• **TASK BRIEF**:
Assemble all lines in which the string "this" appears.

• **GIVEN RECORDS**:
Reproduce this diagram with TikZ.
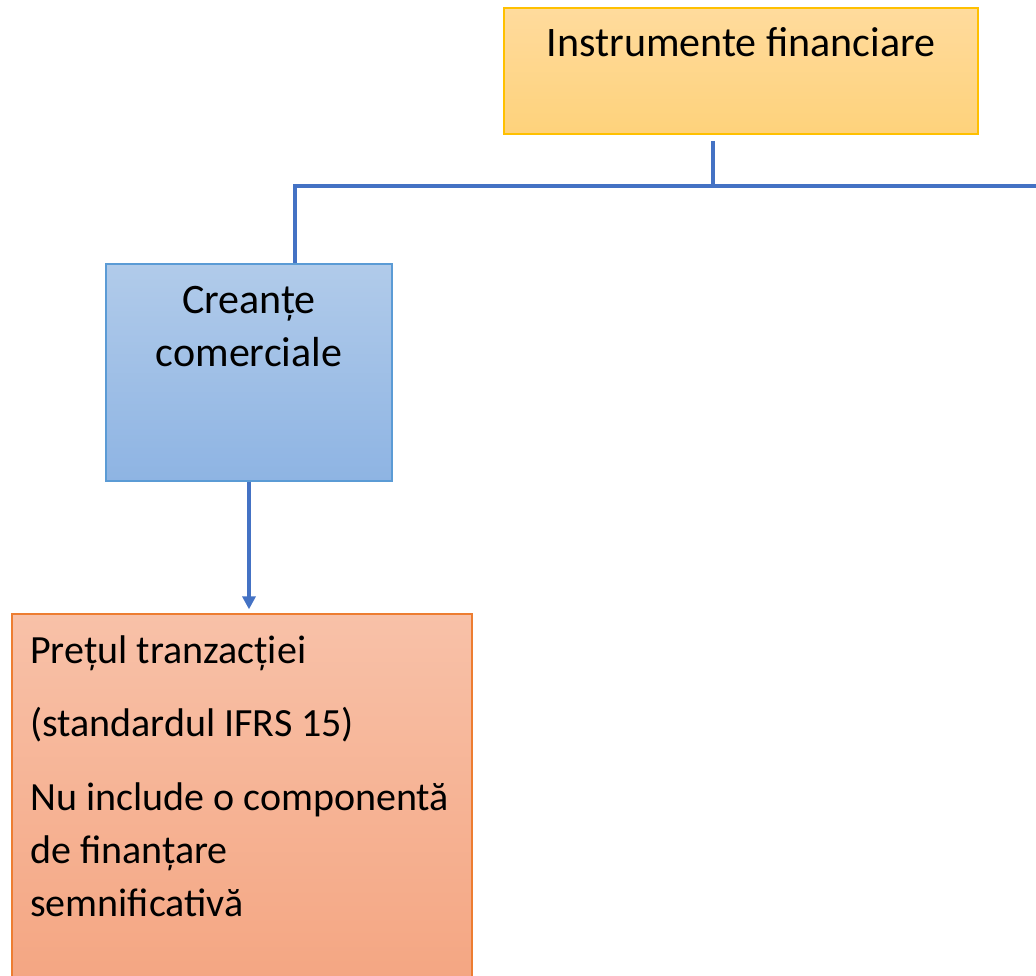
\documentclass[tikz,border=0pt]{standalone}
\usepackage{fontspec}
\setmainfont{Carlito}
\usetikzlibrary{arrows.meta}
\definecolor{yelTop}{HTML}{FFDB9D}
\definecolor{yelBot}{HTML}{FED27B}
\definecolor{yelLine}{HTML}{FFC000}
\definecolor{bluTop}{HTML}{B1CBEA}
\definecolor{bluBot}{HTML}{8EB4E3}
\definecolor{bluLine}{HTML}{5B9BD5}
\definecolor{orTop}{HTML}{F8C1A8}
\definecolor{orBot}{HTML}{F4A581}
\definecolor{orLine}{HTML}{ED7D31}
\definecolor{conCol}{HTML}{4472C4}
\begin{document}
\begin{tikzpicture}[x=1pt, y=-1pt,
  box/.style = {rectangle, inner sep=0pt, line width=1.3pt},
  txt/.style = {inner sep=0pt, font=\fontsize{40}{53}\selectfont},
  big/.style = {font=\fontsize{42}{53}\selectfont},
  conn/.style = {draw=conCol, line width=3.2pt}]
\useasboundingbox (0,0) rectangle (1036,976);
\node (inst) [box, draw=yelLine, top color=yelTop, bottom color=yelBot, minimum width=474pt, minimum height=126pt] at (741,71) {};
\node (cre) [box, draw=bluLine, top color=bluTop, bottom color=bluBot, minimum width=286pt, minimum height=217pt] at (249,372.5) {};
\node (pret) [box, draw=orLine, top color=orTop, bottom color=orBot, minimum width=460pt, minimum height=380pt] at (242,804) {};
\node (t1) [txt, big, anchor=base] at (741,57) {Instrumente financiare};
\node (t2) [txt, big, anchor=north, align=center] at (249,286) {Creanțe\\comerciale};
\node (t3) [txt, anchor=north west, align=left] at (30,636) {Prețul tranzacției\\[20pt](standardul IFRS 15)\\[21pt]Nu include o componentă\\de finanțare\\semnificativă};
\coordinate (c1) at (713,141);
\coordinate (c2) at (295,186);
\coordinate (c3) at (1040,186);
\draw[conn] (c1) -- (c1 |- c2);
\draw[conn] (c3) -- (c2) -- (cre.north -| c2);
\draw[conn, shorten >=4pt, -{Triangle[length=13pt, width=13pt]}] (cre.south) -- (cre.south |- pret.north);
\end{tikzpicture}
\end{document}
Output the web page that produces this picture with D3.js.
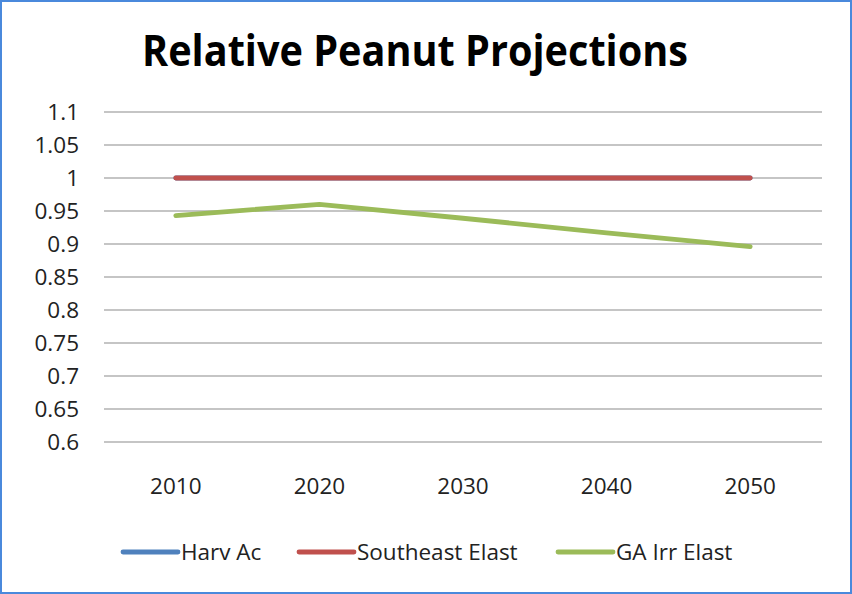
<!DOCTYPE html>
<html>
<head>
<meta charset="utf-8">
<script src="https://cdn.jsdelivr.net/npm/d3@7"></script>
<style>
  html, body { margin: 0; padding: 0; background: #fff; }
  svg { display: block; font-family: "Open Sans", "Noto Sans", sans-serif; }
</style>
</head>
<body>
<div id="chart"></div>
<script>
// data
var years = ["2010", "2020", "2030", "2040", "2050"];
var harvAc = [1, 1, 1, 1, 1];
var southeastElast = [1, 1, 1, 1, 1];
var gaIrrElast = [0.943, 0.960, 0.939, 0.917, 0.896];
var yTicks = [0.6, 0.65, 0.7, 0.75, 0.8, 0.85, 0.9, 0.95, 1, 1.05, 1.1];

var series = [
    { name: "Harv Ac", values: harvAc, color: "#4F81BD" },
    { name: "Southeast Elast", values: southeastElast, color: "#C0504D" },
    { name: "GA Irr Elast", values: gaIrrElast, color: "#9BBB59" }
];

var W = 852, H = 594;
var margin = { top: 112, right: 30, bottom: 152, left: 104 };

var svg = d3.select("#chart")
    .append("svg")
    .attr("width", W)
    .attr("height", H);

// outer frame
svg.append("rect")
    .attr("x", 1).attr("y", 1)
    .attr("width", W - 2).attr("height", H - 2)
    .attr("fill", "#fff")
    .attr("stroke", "#4A89DC")
    .attr("stroke-width", 2);

// title
svg.append("text")
    .attr("x", 415)
    .attr("y", 66)
    .attr("text-anchor", "middle")
    .attr("font-size", 43)
    .attr("font-weight", "bold")
    .attr("textLength", 546)
    .attr("lengthAdjust", "spacingAndGlyphs")
    .attr("fill", "#000")
    .text("Relative Peanut Projections");

var x = d3.scaleBand()
    .domain(years)
    .range([margin.left, W - margin.right]);

var y = d3.scaleLinear()
    .domain([0.6, 1.1])
    .range([H - margin.bottom, margin.top]);

// gridlines
svg.append("g")
    .selectAll("line")
    .data(yTicks)
    .enter()
    .append("line")
    .attr("x1", margin.left)
    .attr("x2", W - margin.right)
    .attr("y1", function (d) { return y(d); })
    .attr("y2", function (d) { return y(d); })
    .attr("stroke", "#8C8C8C")
    .attr("stroke-width", 1.2);

// y labels
svg.append("g")
    .selectAll("text")
    .data(yTicks)
    .enter()
    .append("text")
    .attr("x", 79)
    .attr("y", function (d) { return y(d); })
    .attr("dy", "0.36em")
    .attr("text-anchor", "end")
    .attr("font-size", 22.5)
    .attr("fill", "#222")
    .text(function (d) { return String(d); });

// x labels
svg.append("g")
    .selectAll("text")
    .data(years)
    .enter()
    .append("text")
    .attr("x", function (d) { return x(d) + x.bandwidth() / 2; })
    .attr("y", 486)
    .attr("dy", "0.36em")
    .attr("text-anchor", "middle")
    .attr("font-size", 22.5)
    .attr("fill", "#222")
    .text(function (d) { return d; });

// lines
var line = d3.line()
    .x(function (d, i) { return x(years[i]) + x.bandwidth() / 2; })
    .y(function (d) { return y(d); });

svg.append("g")
    .selectAll("path")
    .data(series)
    .enter()
    .append("path")
    .attr("d", function (d) { return line(d.values); })
    .attr("fill", "none")
    .attr("stroke", function (d) { return d.color; })
    .attr("stroke-width", 4.8)
    .attr("stroke-linecap", "round")
    .attr("stroke-linejoin", "round");

// legend
var legendX = [123, 299, 558];
var legend = svg.append("g")
    .selectAll("g")
    .data(series)
    .enter()
    .append("g")
    .attr("transform", function (d, i) { return "translate(" + legendX[i] + ",552)"; });

legend.append("line")
    .attr("x1", 0).attr("x2", 55)
    .attr("y1", 0).attr("y2", 0)
    .attr("stroke", function (d) { return d.color; })
    .attr("stroke-width", 4.8)
    .attr("stroke-linecap", "round");

legend.append("text")
    .attr("x", 58)
    .attr("y", 0)
    .attr("dy", "0.36em")
    .attr("font-size", 22.5)
    .attr("fill", "#222")
    .text(function (d) { return d.name; });
</script>
</body>
</html>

• **EXERCISE RESULT**:
Reproduce this diagram with TikZ.
Output the web page that produces this picture with D3.js.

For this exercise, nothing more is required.